**** Recorded information

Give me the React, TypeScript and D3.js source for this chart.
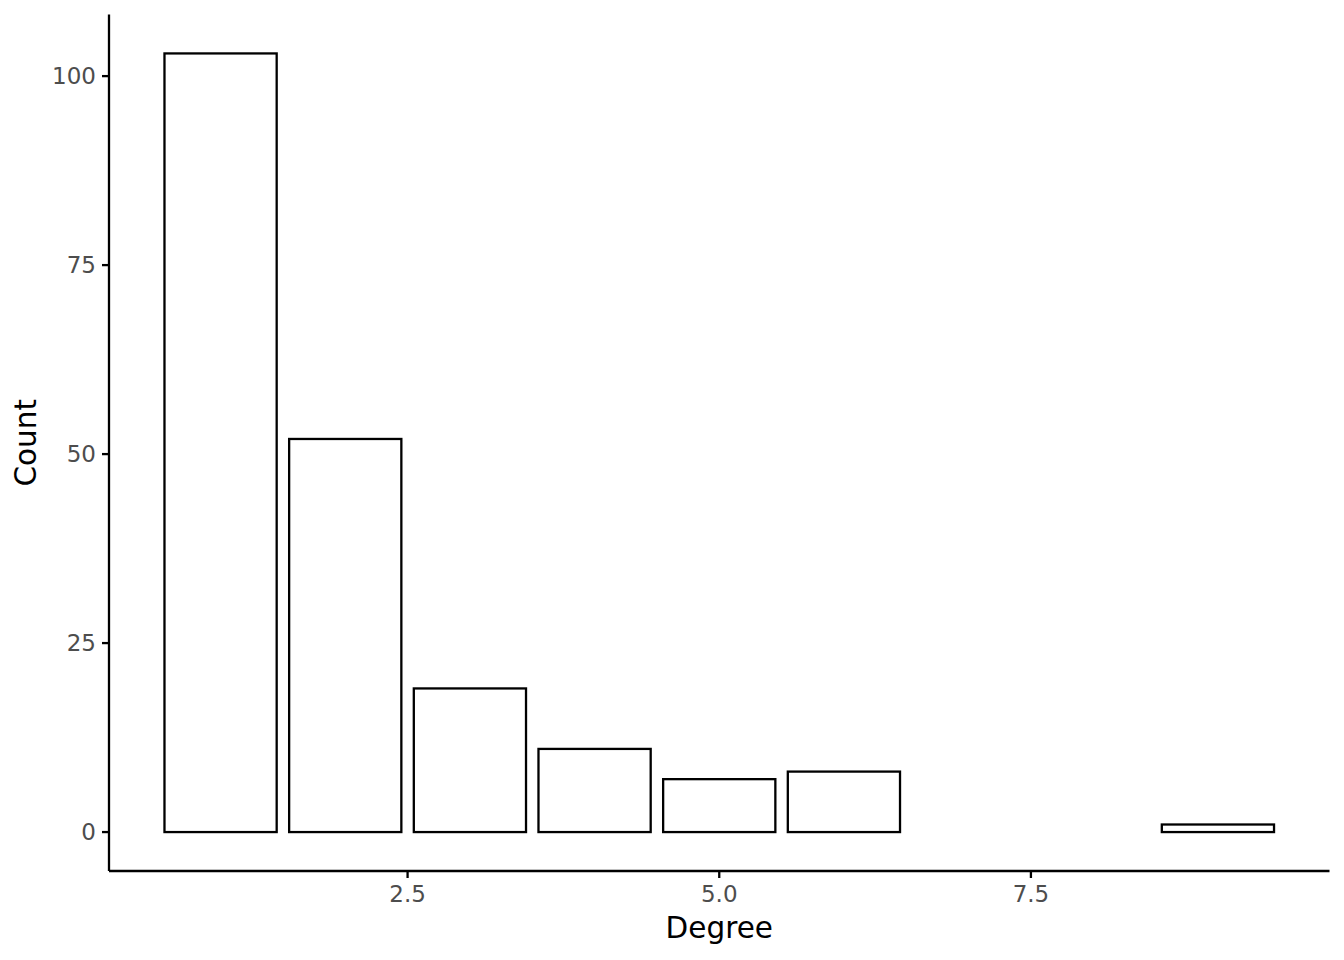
import React from "react";
import * as d3 from "d3";

const degrees = [1, 2, 3, 4, 5, 6, 9];
const counts = [103, 52, 19, 11, 7, 8, 1];
const xTicks = [2.5, 5.0, 7.5];
const yTicks = [0, 25, 50, 75, 100];

export default function App() {
  const W = 1344, H = 960;
  const left = 109, right = 1329.5, top = 14.5, bottom = 871;
  const x = d3.scaleLinear().domain([0.105, 9.895]).range([left, right]);
  const y = d3.scaleLinear().domain([-5.15, 108.15]).range([bottom, top]);
  const bw = 0.9;
  const font = "DejaVu Sans, sans-serif";
  const tickLen = 7;
  return (
    <svg width={W} height={H} style={{ position: "absolute", left: 0, top: 0, background: "#fff" }}>
      <rect x={0} y={0} width={W} height={H} fill="#fff" />
      {degrees.map((d, i) => (
        <rect key={d} x={x(d - bw / 2)} y={y(counts[i])} width={x(d + bw / 2) - x(d - bw / 2)}
          height={y(0) - y(counts[i])} fill="#fff" stroke="#000" strokeWidth={2.3} />
      ))}
      <line x1={left} x2={left} y1={top} y2={bottom} stroke="#000" strokeWidth={2.3} />
      <line x1={left} x2={right} y1={bottom} y2={bottom} stroke="#000" strokeWidth={2.3} />
      {yTicks.map(t => (
        <g key={t}>
          <line x1={left - tickLen} x2={left} y1={y(t)} y2={y(t)} stroke="#000" strokeWidth={2.3} />
          <text x={96} y={y(t)} dy="0.36em" textAnchor="end" fontSize={23} fill="#4d4d4d" fontFamily={font}>{t}</text>
        </g>
      ))}
      {xTicks.map(t => (
        <g key={t}>
          <line x1={x(t)} x2={x(t)} y1={bottom} y2={bottom + tickLen} stroke="#000" strokeWidth={2.3} />
          <text x={x(t)} y={902} textAnchor="middle" fontSize={23} fill="#4d4d4d" fontFamily={font}>{t.toFixed(1)}</text>
        </g>
      ))}
      <text x={(left + right) / 2} y={938} textAnchor="middle" fontSize={29.5} fill="#000" fontFamily={font}>Degree</text>
      <text transform={`translate(36,${(top + bottom) / 2}) rotate(-90)`} textAnchor="middle" fontSize={29.5} fill="#000" fontFamily={font}>Count</text>
    </svg>
  );
}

********

- **What is required**
Transcribe each line above verbatim, with the pictures left out.

- **Answer to this problem**
Give me the React, TypeScript and D3.js source for this chart.
import React from "react";
import * as d3 from "d3";

const degrees = [1, 2, 3, 4, 5, 6, 9];
const counts = [103, 52, 19, 11, 7, 8, 1];
const xTicks = [2.5, 5.0, 7.5];
const yTicks = [0, 25, 50, 75, 100];

export default function App() {
  const W = 1344, H = 960;
  const left = 109, right = 1329.5, top = 14.5, bottom = 871;
  const x = d3.scaleLinear().domain([0.105, 9.895]).range([left, right]);
  const y = d3.scaleLinear().domain([-5.15, 108.15]).range([bottom, top]);
  const bw = 0.9;
  const font = "DejaVu Sans, sans-serif";
  const tickLen = 7;
  return (
    <svg width={W} height={H} style={{ position: "absolute", left: 0, top: 0, background: "#fff" }}>
      <rect x={0} y={0} width={W} height={H} fill="#fff" />
      {degrees.map((d, i) => (
        <rect key={d} x={x(d - bw / 2)} y={y(counts[i])} width={x(d + bw / 2) - x(d - bw / 2)}
          height={y(0) - y(counts[i])} fill="#fff" stroke="#000" strokeWidth={2.3} />
      ))}
      <line x1={left} x2={left} y1={top} y2={bottom} stroke="#000" strokeWidth={2.3} />
      <line x1={left} x2={right} y1={bottom} y2={bottom} stroke="#000" strokeWidth={2.3} />
      {yTicks.map(t => (
        <g key={t}>
          <line x1={left - tickLen} x2={left} y1={y(t)} y2={y(t)} stroke="#000" strokeWidth={2.3} />
          <text x={96} y={y(t)} dy="0.36em" textAnchor="end" fontSize={23} fill="#4d4d4d" fontFamily={font}>{t}</text>
        </g>
      ))}
      {xTicks.map(t => (
        <g key={t}>
          <line x1={x(t)} x2={x(t)} y1={bottom} y2={bottom + tickLen} stroke="#000" strokeWidth={2.3} />
          <text x={x(t)} y={902} textAnchor="middle" fontSize={23} fill="#4d4d4d" fontFamily={font}>{t.toFixed(1)}</text>
        </g>
      ))}
      <text x={(left + right) / 2} y={938} textAnchor="middle" fontSize={29.5} fill="#000" fontFamily={font}>Degree</text>
      <text transform={`translate(36,${(top + bottom) / 2}) rotate(-90)`} textAnchor="middle" fontSize={29.5} fill="#000" fontFamily={font}>Count</text>
    </svg>
  );
}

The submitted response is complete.